Jeffrey Essmann tells the story of his recession:
15 months of unemployment does something to you, changes you. The obvious horrible thing about poverty, of course, is that you can’t buy things, but poverty also dices and shreds whatever self-esteem you might have left after losing your job and your apartment. I remember the weekend I had $3.48 in the bank and was hoping my food stamps would electronically replenish on Monday so I could eat, and recall wondering whether there was a state of the soul beyond humility. Whatever ego was left was readily worn down by the dull drip of the job market. Fifteen months and hundreds of resumes; maybe three interviews; one very sad job fair.
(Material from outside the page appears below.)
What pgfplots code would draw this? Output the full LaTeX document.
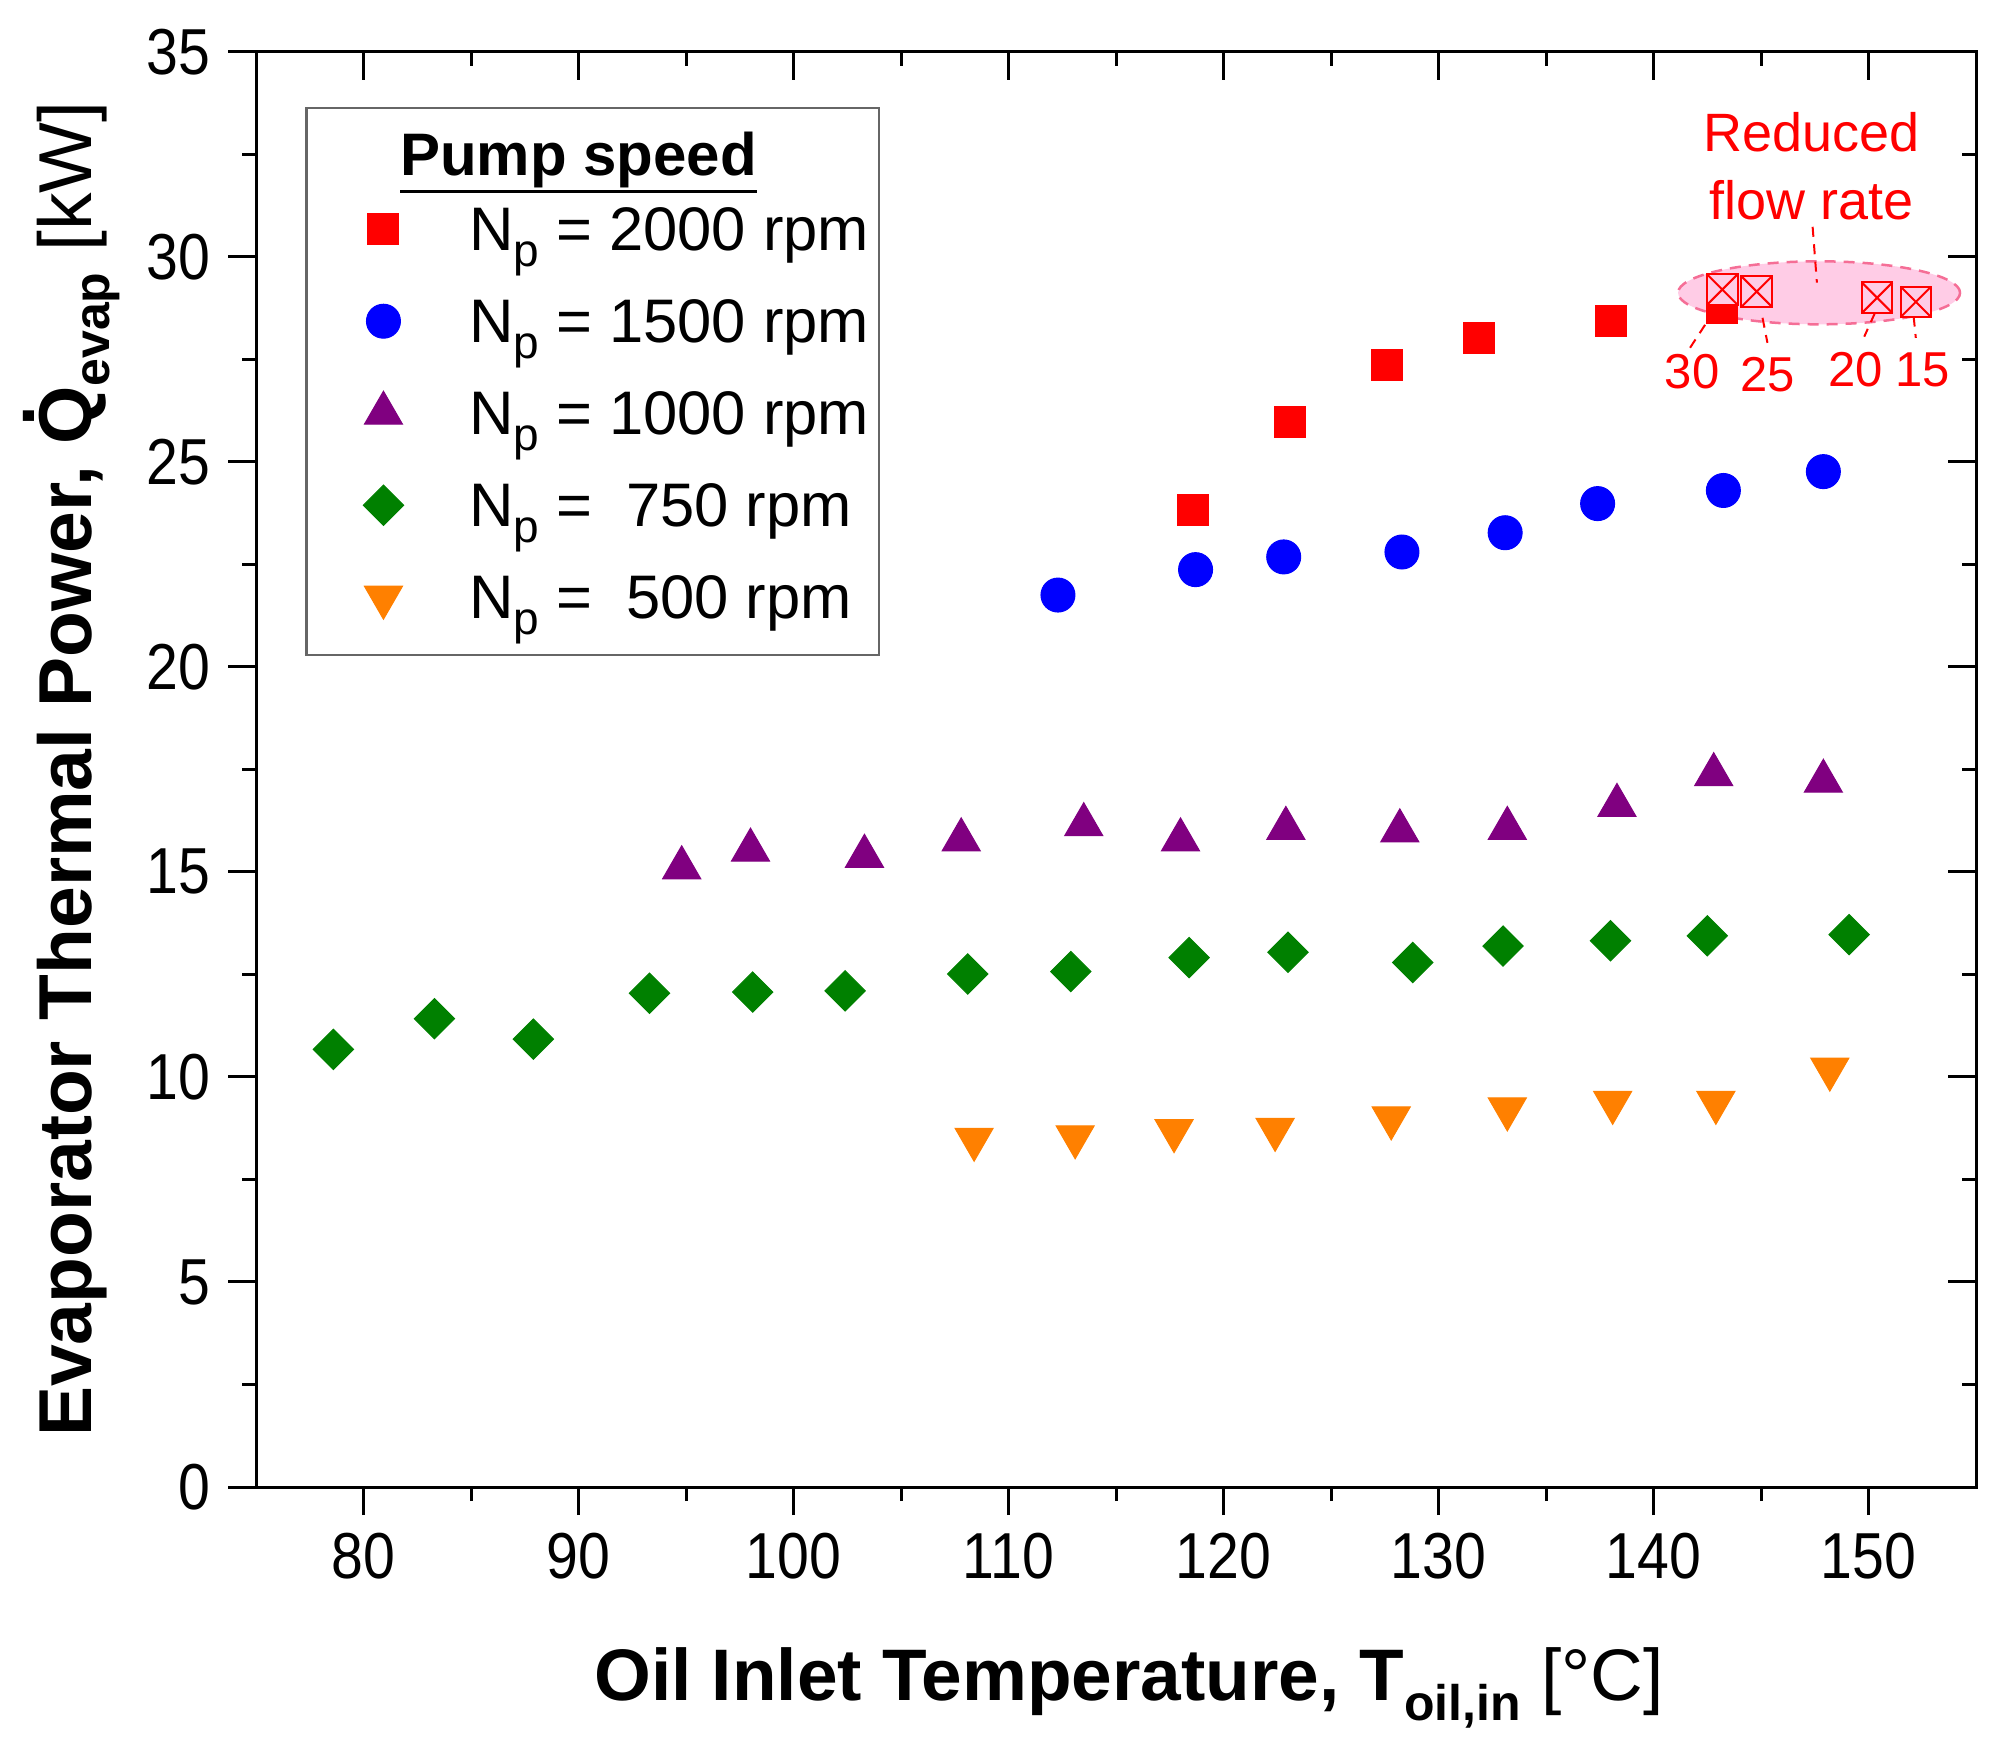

I thought I was overskilled; underskilled; perhaps had no skills at all. Or, in a kinder moment, that I had talent but not skills. Whatever I had, though, I seemed to be losing it. I was losing control of my life, and it was undergoing a dissolution about which I didn’t feel entirely Buddhist. So the job came along in the nick of time, of course, though the phrase is meaningless here. Long-term unemployment causes time to warp. It stretches and gapes. It idles. Everything happens in the nick of time. So when I accepted the job and the office manager asked which Monday I wanted to start, “Monday” almost sounded quaint. But I picked a Monday, he said see you then, we hung up, and my first thought was: “Oh no. Now I have to work.”